I'm a lawyer but I do not practice law.
I did not fact-checked this post. (Okay, I kinda did, but I didn't break my back).
I have not produced anything here that should be considered scholarship. This is a thought experiment, or else a trip down the rabbit hole.

I read George Orwell's 1984 in high school and found his notion of "doublespeak" highly amusing. But I didn't think it was prophetic. Oh the good old days when the things people said made sense. Now, here we are, 19 years after the real 1984 -- so Orwell's predictions were off by a bit -- and I've got a doublespeak headache. Logic and facts have gone out the window, replaced by a rhetoric that's no less persuasive in the public square for making absolutely no sense.

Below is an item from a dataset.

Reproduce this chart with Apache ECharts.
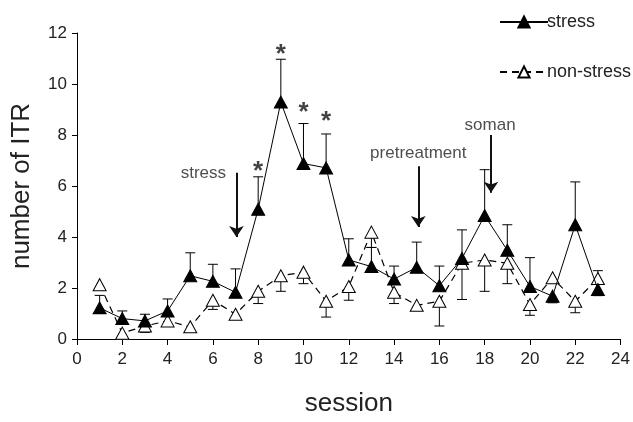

Exhibit A: Five members of the United States Supreme Court profess to believe that "bang, bang, the racism witch is dead" -- even as they argue in their own majority opinion that, "Voting discrimination still exists; no one doubts that." and that "There is no doubt that these improvements [in voter turnout] are in large part because of the Voting Rights Act." They then proceeded to gut it anyway, with the full knowledge, I'm sure -- for these are smart people, if smarts are to be counted in book learnin' and fancy degrees -- that their decision will disenfranchise voters in Alabama, where efforts to disenfranchise voters happened as recently as 2010 or Texas, where the disenfranchisement of Latino voters was already underway just hours after the Court's decision came down.

Exhibit B: Creationists. Fun! Honestly? I'm tempted to pull a Nancy-Pelosi-smacks-down- Michelle-Bachman and just mutter a weary "who cares," but where's the fun in that? So here's the deal: God did not create the world in six days. We know that for sure because the Earth is four and a half billion years old, give or take a smidge. We have evidence and everything. We call that science.

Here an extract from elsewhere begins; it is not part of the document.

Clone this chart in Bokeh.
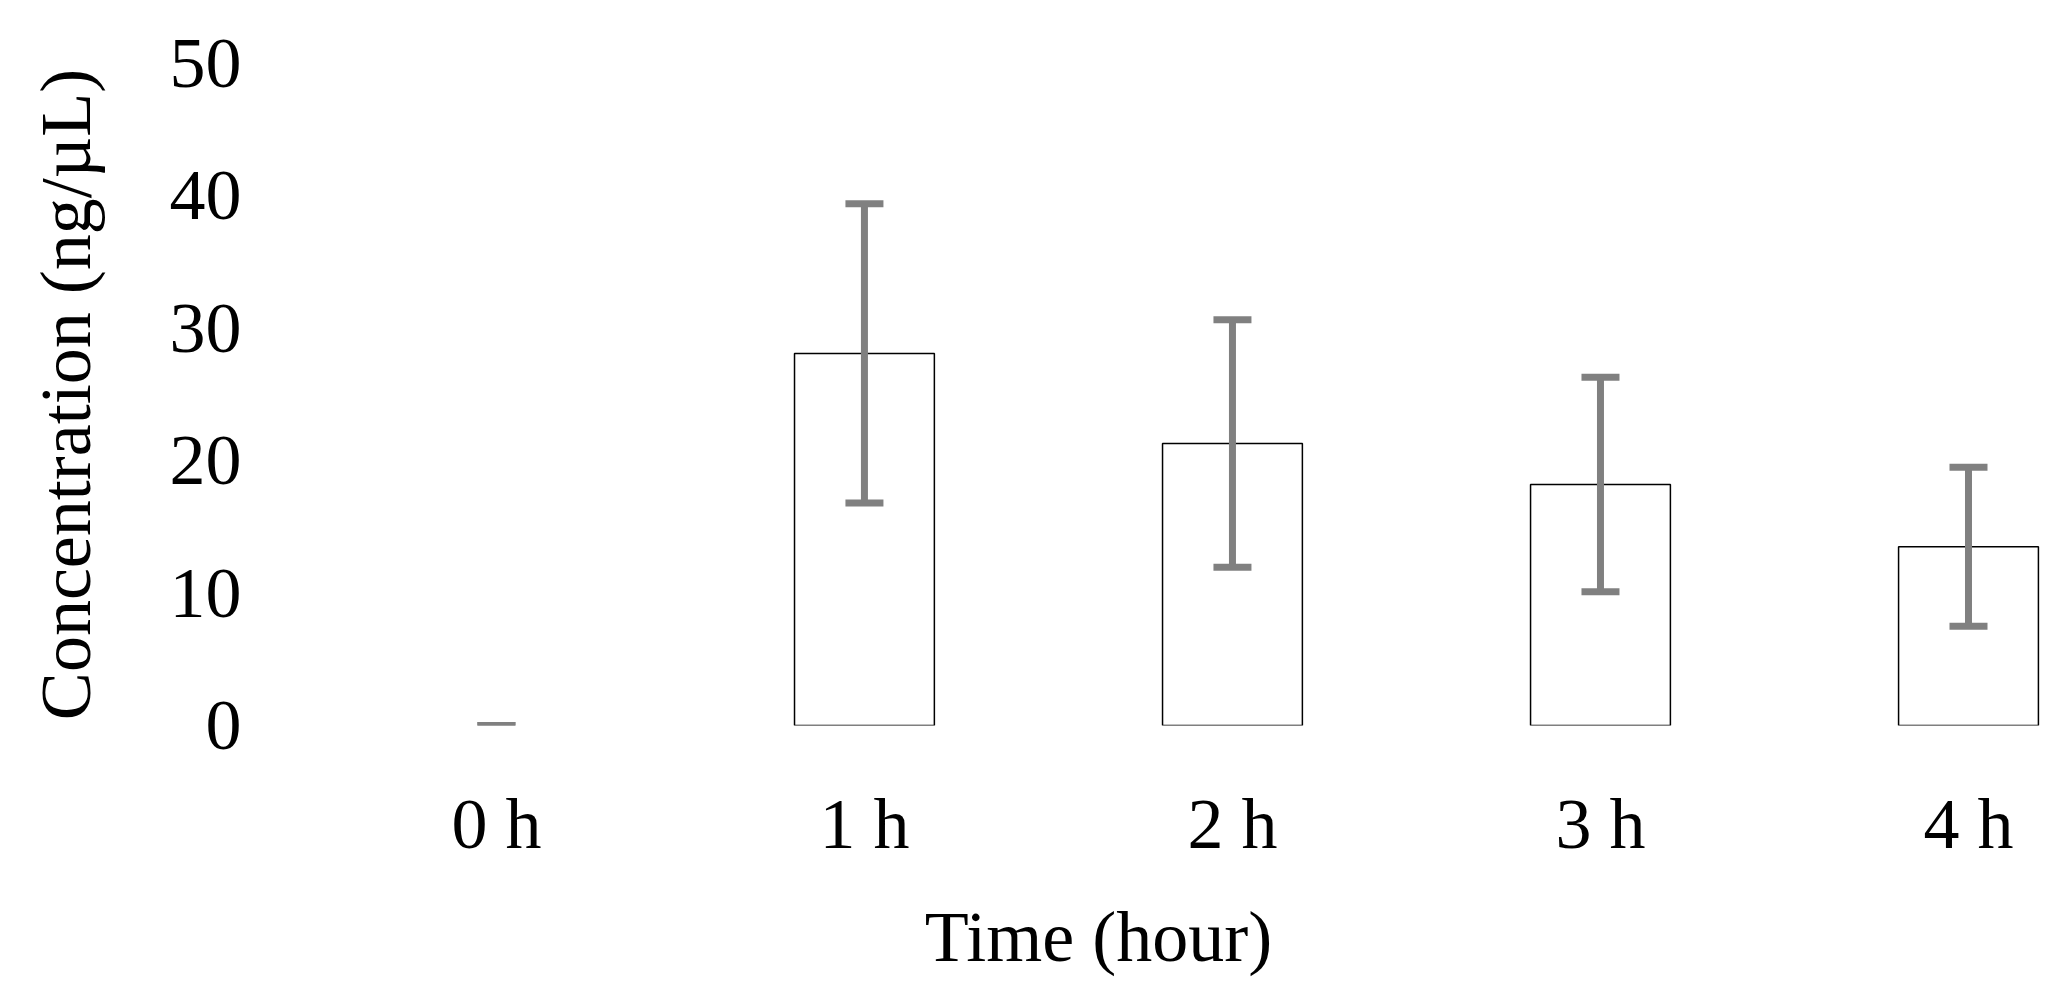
from bokeh.plotting import figure
from bokeh.models import ColumnDataSource, Range1d, FixedTicker, Whisker, TeeHead
from bokeh.embed import file_html
from bokeh.resources import INLINE

# ---- data ----
hours = [0, 1, 2, 3, 4]
hour_labels = ["0 h", "1 h", "2 h", "3 h", "4 h"]
mean_conc = [0.0, 28.1, 21.3, 18.2, 13.5]
err_conc = [0.0, 11.3, 9.35, 8.1, 6.0]
y_ticks = [0, 10, 20, 30, 40, 50]

FONT = "Liberation Serif"
FS = "72px"
GRAY = "#808080"

# The frame spans the whole chart area, so the x title is centred as in the reference
p = figure(width=2060, height=982,
           x_range=Range1d(-0.978, 4.25), y_range=Range1d(0, 50),
           output_backend="svg", toolbar_location=None,
           min_border_left=136, min_border_right=0,
           min_border_top=63, min_border_bottom=257)
p.outline_line_color = None
p.background_fill_color = "white"
p.border_fill_color = "white"
p.xgrid.grid_line_color = None
p.ygrid.grid_line_color = None

# bars (zero-height bars are not drawn, as in the reference)
bar_src = ColumnDataSource(dict(
    x=[h for h, m in zip(hours, mean_conc) if m > 0],
    top=[m for m in mean_conc if m > 0],
))
p.vbar(x="x", top="top", bottom=0, width=0.38, source=bar_src,
       fill_color="white", line_color="black", line_width=1.5)

# error bars
err_src = ColumnDataSource(dict(
    x=hours,
    lower=[m - e for m, e in zip(mean_conc, err_conc)],
    upper=[m + e for m, e in zip(mean_conc, err_conc)],
))
w = Whisker(base="x", lower="lower", upper="upper", source=err_src,
            line_color=GRAY, line_width=7, level="overlay",
            upper_head=TeeHead(size=38, line_color=GRAY, line_width=7),
            lower_head=TeeHead(size=38, line_color=GRAY, line_width=7))
p.add_layout(w)

# axes
p.xaxis.ticker = FixedTicker(ticks=hours)
p.xaxis.major_label_overrides = {h: l for h, l in zip(hours, hour_labels)}
p.yaxis.ticker = FixedTicker(ticks=y_ticks)

for ax in (p.xaxis[0], p.yaxis[0]):
    ax.axis_line_color = None
    ax.major_tick_line_color = None
    ax.minor_tick_line_color = None
    ax.major_tick_out = 0
    ax.major_tick_in = 0
    ax.major_label_text_font = FONT
    ax.major_label_text_font_size = FS
    ax.major_label_text_color = "black"
    ax.axis_label_text_font = FONT
    ax.axis_label_text_font_size = FS
    ax.axis_label_text_font_style = "normal"
    ax.axis_label_text_color = "black"

p.xaxis.axis_label = "Time (hour)"
p.yaxis.axis_label = "Concentration (ng/µL)"
p.xaxis.major_label_standoff = 58
p.xaxis.axis_label_standoff = 30
p.yaxis.major_label_standoff = -105
p.yaxis.axis_label_standoff = 61

open("out.html", "w").write(file_html(p, INLINE))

Exhibit C: The anti-abortion/anti-birth control lobbies. I'm pretty sure these are the same people but I'm too lazy to look it up (see didn't fact check above). These lovely men and women are none too eager to sacrifice women's bodies/lives on the funeral pyre of a bankrupt idea -- namely, that a fetus counts more than an actual live woman who's already left her mothers's womb. And for the record, you do have to choose -- unless and until you invent a mechanical womb.

Mind you, I get it. If we uppity women would just not interfere, some of those fetuses would eventually exit our wombs and become actual live humans. Until they do, the choice to gestate them in my body is mine. We can argue the moral "rightness" of this (I'll take Jessica Winter's side every time), but we can't argue -- and allow me a bit of hyperbole here -- the legal rightness of it. That is, if we leave all legal interpretation to me (which couldn't be worse than leaving it up to the silly men of SCOTUS --yes it's only the men, save one who think racial yucky-ness is, wink, wink, a thing of the past.)

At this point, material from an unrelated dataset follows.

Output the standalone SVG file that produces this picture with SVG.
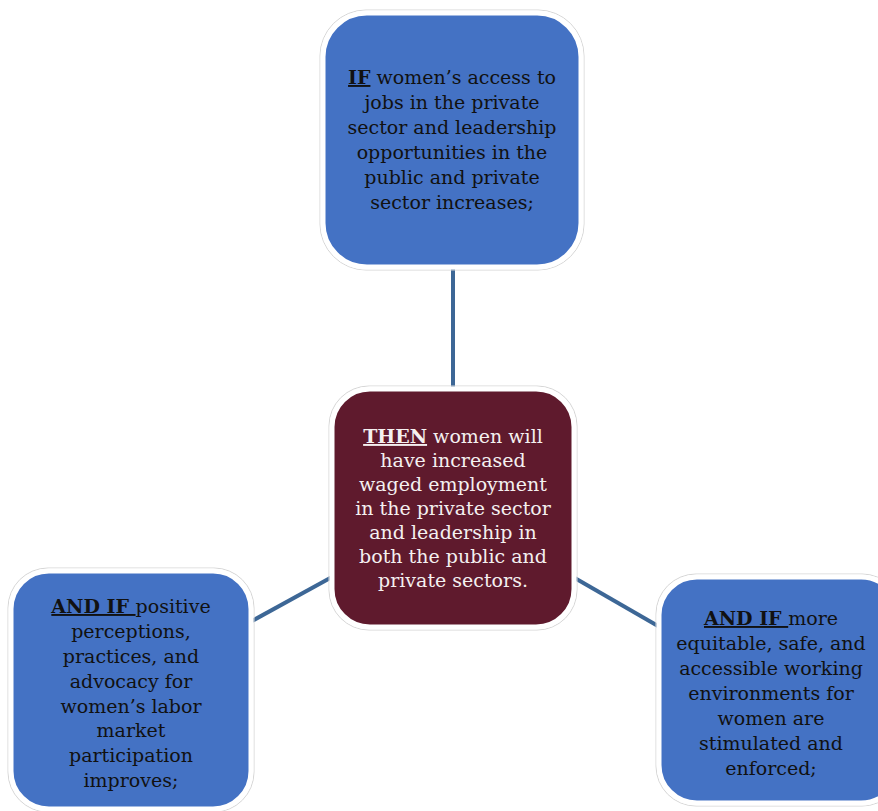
<svg xmlns="http://www.w3.org/2000/svg" width="878" height="811" viewBox="0 0 878 811">
<style>
.box{stroke:#ffffff;stroke-width:5}
.outline{fill:none;stroke:#d6d6d6;stroke-width:1}
.blue{fill:#4472C4}
.maroon{fill:#5F1A2D}
.t{font-family:"DejaVu Serif","Liberation Serif",serif;font-size:19px;text-anchor:middle}
.dark{fill:#111111}
.light{fill:#f4f0f0}
.b{font-weight:bold;text-decoration:underline}
.conn{stroke:#3D6796;stroke-width:4;fill:none}
</style>
<rect width="878" height="811" fill="#ffffff"/>
<g id="connectors">
<line class="conn" x1="453" y1="268" x2="453" y2="389"/>
<line class="conn" x1="252" y1="621" x2="332" y2="577"/>
<line class="conn" x1="573" y1="577" x2="658" y2="626"/>
</g>
<g id="node-top">
<rect class="outline" x="320" y="10" width="264" height="260" rx="46"/>
<rect class="box blue" x="323" y="13" width="258" height="254" rx="44"/>
<text class="t dark"><tspan x="452" y="84"><tspan class="b">IF</tspan> women’s access to</tspan><tspan x="452" y="109">jobs in the private</tspan><tspan x="452" y="134">sector and leadership</tspan><tspan x="452" y="159">opportunities  in the</tspan><tspan x="452" y="184">public and private</tspan><tspan x="452" y="209">sector increases;</tspan></text>
</g>
<g id="node-center">
<rect class="outline" x="329" y="386" width="248" height="244" rx="40"/>
<rect class="box maroon" x="332" y="389" width="242" height="238" rx="38"/>
<text class="t light"><tspan x="453" y="443"><tspan class="b">THEN</tspan> women will</tspan><tspan x="453" y="467">have increased</tspan><tspan x="453" y="491">waged employment</tspan><tspan x="453" y="515">in the private sector</tspan><tspan x="453" y="539">and leadership  in</tspan><tspan x="453" y="563">both the public and</tspan><tspan x="453" y="587">private sectors.</tspan></text>
</g>
<g id="node-left">
<rect class="outline" x="8" y="568" width="246" height="244" rx="40"/>
<rect class="box blue" x="11" y="571" width="240" height="238" rx="38"/>
<text class="t dark"><tspan x="131" y="613"><tspan class="b">AND IF </tspan>positive</tspan><tspan x="131" y="638">perceptions,</tspan><tspan x="131" y="663">practices, and</tspan><tspan x="131" y="688">advocacy for</tspan><tspan x="131" y="713">women’s labor</tspan><tspan x="131" y="737">market</tspan><tspan x="131" y="762">participation</tspan><tspan x="131" y="787">improves;</tspan></text>
</g>
<g id="node-right">
<rect class="outline" x="656" y="574" width="246" height="232" rx="40"/>
<rect class="box blue" x="659" y="577" width="240" height="226" rx="38"/>
<text class="t dark"><tspan x="771" y="625"><tspan class="b">AND IF </tspan>more</tspan><tspan x="771" y="650">equitable, safe, and</tspan><tspan x="771" y="675">accessible working</tspan><tspan x="771" y="700">environments for</tspan><tspan x="771" y="725">women are</tspan><tspan x="771" y="750">stimulated and</tspan><tspan x="771" y="775">enforced;</tspan></text>
</g>
</svg>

And so, if it please the Court, I would like to set forth the following tongue-in-cheek yet I-kind-of-mean-it arguments (see this is not scholarship, above):

The Declaration of Independence which holds "these truths to be self-evident that all men are created equal" (let's toss women in just to keep up with the times), and are "endowed by their Creator with certain unalienable rights" among these being "liberty" and a couple of other things, but today let's focus on liberty. I'd like liberty over my own womb and all the other parts that are attached to me.

The Fourth Amendment prohibition on illegal searches and seizures which provides, "The right of the people to be secure in their persons, houses, papers, and effects, against unreasonable searches and seizures, shall not be violated, and no Warrants shall issue, but upon probable cause, supported by Oath or affirmation, and particularly describing the place to be searched, and the persons or things to be seized." I'm a "people," as are all women, so I'm wondering, do you have a search warrant for that womb?

The First Amendment prohibition on the establishment of religion which provides, "Congress shall make no law respecting an establishment of religion." I know, I know, I feel your pain. Your God thinks abortion is wrong. Here's the good news about that: you have a Constitutional right to worship your God and I've got a Constitutional right to worship mine. Mine thinks abortion is fine, though he frowns upon executing live human beings who have left their mother's wombs and leaving live born children to grow up in dire poverty when you lose interest which happens, from what I can tell, right around the time they exit my womb.

The Eight Amendment prohibition on cruel and unusual punishment. I know I'm out on a limb here -- the Eight Amendment is about the death penalty, and drawing and quartering and such things -- but I promised you hyperbole and here it is. It is definitely cruel and unusual punishment to force me to rent out my womb so that you can worship your God. As for protecting me from myself (because I know, you're concerned about me), I am neither property nor child. I'm a full grown "people" and I can take care of me myself (if not, you really should reconsider the wisdom of forcing me to have a child).

The Thirteenth Amendment, which abolished slavery and involuntary servitude, except as punishment for crime. Yes, I know, this is silly. That was 'bout freein' the slaves, but once you force me to lend me your womb, I start feelin' like a slave all over again. Ya'll rented my ancestors' wombs like nobody's business ("you know you're a slave if they commandeer your womb) and they didn't like it one bit.

Okay. I'll stop here as I've run out of ridiculous, yet wise, things to say.